EXERCISE INSTRUCTIONS: Reproduce every entry below precisely; do not include the pictures.

RECORDS SHOWN:
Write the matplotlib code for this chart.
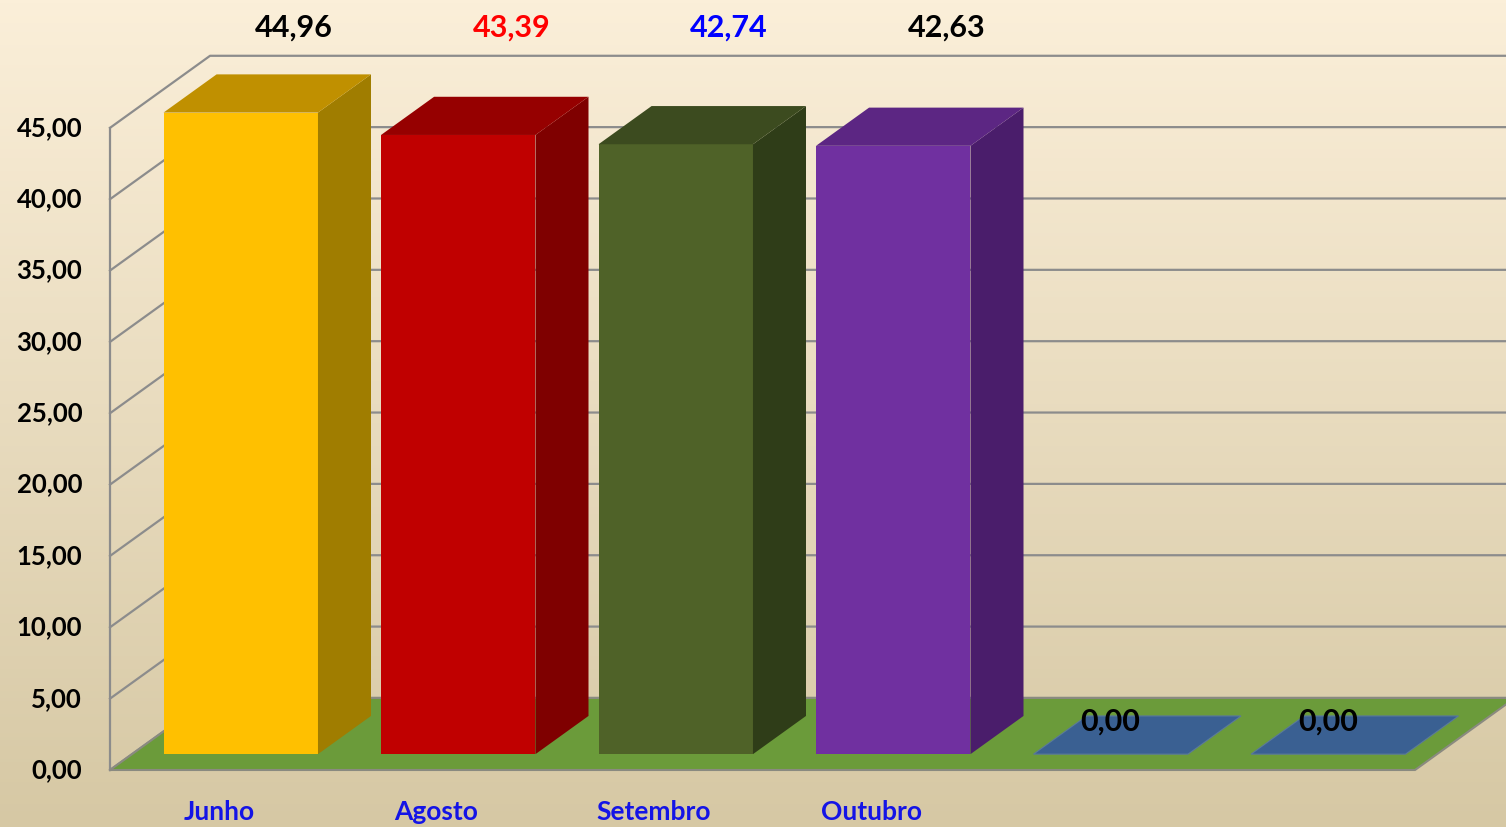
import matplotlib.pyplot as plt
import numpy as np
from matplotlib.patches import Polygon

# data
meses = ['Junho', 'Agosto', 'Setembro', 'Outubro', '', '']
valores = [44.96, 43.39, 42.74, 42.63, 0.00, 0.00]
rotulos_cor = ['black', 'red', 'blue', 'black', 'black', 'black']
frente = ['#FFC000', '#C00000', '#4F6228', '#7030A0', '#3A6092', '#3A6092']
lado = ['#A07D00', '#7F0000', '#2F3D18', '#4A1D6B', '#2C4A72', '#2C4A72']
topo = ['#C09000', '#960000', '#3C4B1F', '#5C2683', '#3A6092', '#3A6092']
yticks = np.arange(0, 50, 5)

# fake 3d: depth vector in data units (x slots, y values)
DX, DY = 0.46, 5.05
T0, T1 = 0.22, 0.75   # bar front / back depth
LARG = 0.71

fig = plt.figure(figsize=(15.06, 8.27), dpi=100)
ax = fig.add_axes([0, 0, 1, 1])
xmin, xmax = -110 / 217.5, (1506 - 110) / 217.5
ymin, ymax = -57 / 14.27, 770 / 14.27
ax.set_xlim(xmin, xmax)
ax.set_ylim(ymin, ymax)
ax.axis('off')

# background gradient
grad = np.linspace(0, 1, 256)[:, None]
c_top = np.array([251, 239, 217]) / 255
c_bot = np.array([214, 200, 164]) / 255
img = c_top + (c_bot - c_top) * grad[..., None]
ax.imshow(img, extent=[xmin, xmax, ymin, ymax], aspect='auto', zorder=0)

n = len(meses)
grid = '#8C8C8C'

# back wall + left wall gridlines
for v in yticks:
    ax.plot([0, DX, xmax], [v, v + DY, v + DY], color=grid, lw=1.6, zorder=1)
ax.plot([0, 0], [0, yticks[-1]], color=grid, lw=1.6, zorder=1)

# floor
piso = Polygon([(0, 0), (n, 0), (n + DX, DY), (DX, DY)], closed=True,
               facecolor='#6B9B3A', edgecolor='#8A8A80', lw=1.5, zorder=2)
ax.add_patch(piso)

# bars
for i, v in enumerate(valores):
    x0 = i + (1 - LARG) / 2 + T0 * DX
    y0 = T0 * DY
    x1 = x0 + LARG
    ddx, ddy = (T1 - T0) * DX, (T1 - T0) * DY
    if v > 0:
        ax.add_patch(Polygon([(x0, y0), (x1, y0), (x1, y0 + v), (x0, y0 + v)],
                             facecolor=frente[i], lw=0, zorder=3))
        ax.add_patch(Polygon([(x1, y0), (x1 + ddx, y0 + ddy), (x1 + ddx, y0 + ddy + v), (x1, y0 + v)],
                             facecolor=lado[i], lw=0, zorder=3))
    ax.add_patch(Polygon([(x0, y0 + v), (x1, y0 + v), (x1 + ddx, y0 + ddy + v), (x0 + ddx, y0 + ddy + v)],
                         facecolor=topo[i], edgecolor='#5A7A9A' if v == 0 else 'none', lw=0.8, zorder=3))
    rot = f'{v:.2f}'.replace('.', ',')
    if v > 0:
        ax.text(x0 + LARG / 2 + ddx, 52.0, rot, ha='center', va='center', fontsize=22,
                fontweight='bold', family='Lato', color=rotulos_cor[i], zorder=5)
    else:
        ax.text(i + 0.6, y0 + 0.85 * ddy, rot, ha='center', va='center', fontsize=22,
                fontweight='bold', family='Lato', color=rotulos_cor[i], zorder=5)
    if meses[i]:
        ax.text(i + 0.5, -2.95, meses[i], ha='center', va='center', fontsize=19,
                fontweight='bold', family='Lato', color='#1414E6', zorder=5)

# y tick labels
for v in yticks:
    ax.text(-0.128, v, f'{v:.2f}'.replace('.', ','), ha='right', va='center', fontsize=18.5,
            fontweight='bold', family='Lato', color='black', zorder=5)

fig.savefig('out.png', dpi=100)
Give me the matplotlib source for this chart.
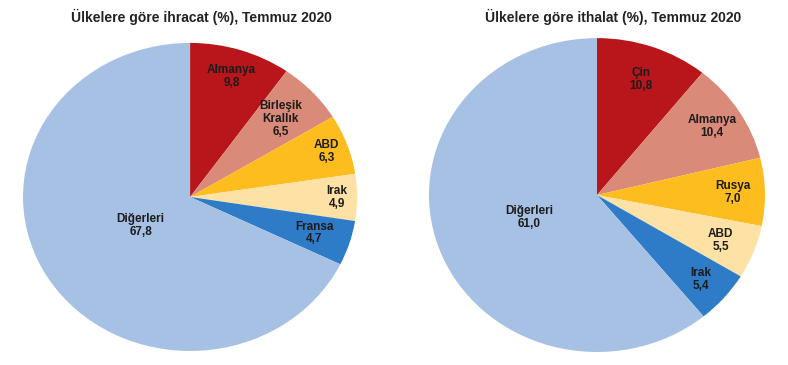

SOLUTION TO THIS TASK:
Write the matplotlib code for this chart.
import matplotlib.pyplot as plt
import numpy as np
from matplotlib.patches import Polygon

# data
meses = ['Junho', 'Agosto', 'Setembro', 'Outubro', '', '']
valores = [44.96, 43.39, 42.74, 42.63, 0.00, 0.00]
rotulos_cor = ['black', 'red', 'blue', 'black', 'black', 'black']
frente = ['#FFC000', '#C00000', '#4F6228', '#7030A0', '#3A6092', '#3A6092']
lado = ['#A07D00', '#7F0000', '#2F3D18', '#4A1D6B', '#2C4A72', '#2C4A72']
topo = ['#C09000', '#960000', '#3C4B1F', '#5C2683', '#3A6092', '#3A6092']
yticks = np.arange(0, 50, 5)

# fake 3d: depth vector in data units (x slots, y values)
DX, DY = 0.46, 5.05
T0, T1 = 0.22, 0.75   # bar front / back depth
LARG = 0.71

fig = plt.figure(figsize=(15.06, 8.27), dpi=100)
ax = fig.add_axes([0, 0, 1, 1])
xmin, xmax = -110 / 217.5, (1506 - 110) / 217.5
ymin, ymax = -57 / 14.27, 770 / 14.27
ax.set_xlim(xmin, xmax)
ax.set_ylim(ymin, ymax)
ax.axis('off')

# background gradient
grad = np.linspace(0, 1, 256)[:, None]
c_top = np.array([251, 239, 217]) / 255
c_bot = np.array([214, 200, 164]) / 255
img = c_top + (c_bot - c_top) * grad[..., None]
ax.imshow(img, extent=[xmin, xmax, ymin, ymax], aspect='auto', zorder=0)

n = len(meses)
grid = '#8C8C8C'

# back wall + left wall gridlines
for v in yticks:
    ax.plot([0, DX, xmax], [v, v + DY, v + DY], color=grid, lw=1.6, zorder=1)
ax.plot([0, 0], [0, yticks[-1]], color=grid, lw=1.6, zorder=1)

# floor
piso = Polygon([(0, 0), (n, 0), (n + DX, DY), (DX, DY)], closed=True,
               facecolor='#6B9B3A', edgecolor='#8A8A80', lw=1.5, zorder=2)
ax.add_patch(piso)

# bars
for i, v in enumerate(valores):
    x0 = i + (1 - LARG) / 2 + T0 * DX
    y0 = T0 * DY
    x1 = x0 + LARG
    ddx, ddy = (T1 - T0) * DX, (T1 - T0) * DY
    if v > 0:
        ax.add_patch(Polygon([(x0, y0), (x1, y0), (x1, y0 + v), (x0, y0 + v)],
                             facecolor=frente[i], lw=0, zorder=3))
        ax.add_patch(Polygon([(x1, y0), (x1 + ddx, y0 + ddy), (x1 + ddx, y0 + ddy + v), (x1, y0 + v)],
                             facecolor=lado[i], lw=0, zorder=3))
    ax.add_patch(Polygon([(x0, y0 + v), (x1, y0 + v), (x1 + ddx, y0 + ddy + v), (x0 + ddx, y0 + ddy + v)],
                         facecolor=topo[i], edgecolor='#5A7A9A' if v == 0 else 'none', lw=0.8, zorder=3))
    rot = f'{v:.2f}'.replace('.', ',')
    if v > 0:
        ax.text(x0 + LARG / 2 + ddx, 52.0, rot, ha='center', va='center', fontsize=22,
                fontweight='bold', family='Lato', color=rotulos_cor[i], zorder=5)
    else:
        ax.text(i + 0.6, y0 + 0.85 * ddy, rot, ha='center', va='center', fontsize=22,
                fontweight='bold', family='Lato', color=rotulos_cor[i], zorder=5)
    if meses[i]:
        ax.text(i + 0.5, -2.95, meses[i], ha='center', va='center', fontsize=19,
                fontweight='bold', family='Lato', color='#1414E6', zorder=5)

# y tick labels
for v in yticks:
    ax.text(-0.128, v, f'{v:.2f}'.replace('.', ','), ha='right', va='center', fontsize=18.5,
            fontweight='bold', family='Lato', color='black', zorder=5)

fig.savefig('out.png', dpi=100)
Give me the matplotlib source for this chart.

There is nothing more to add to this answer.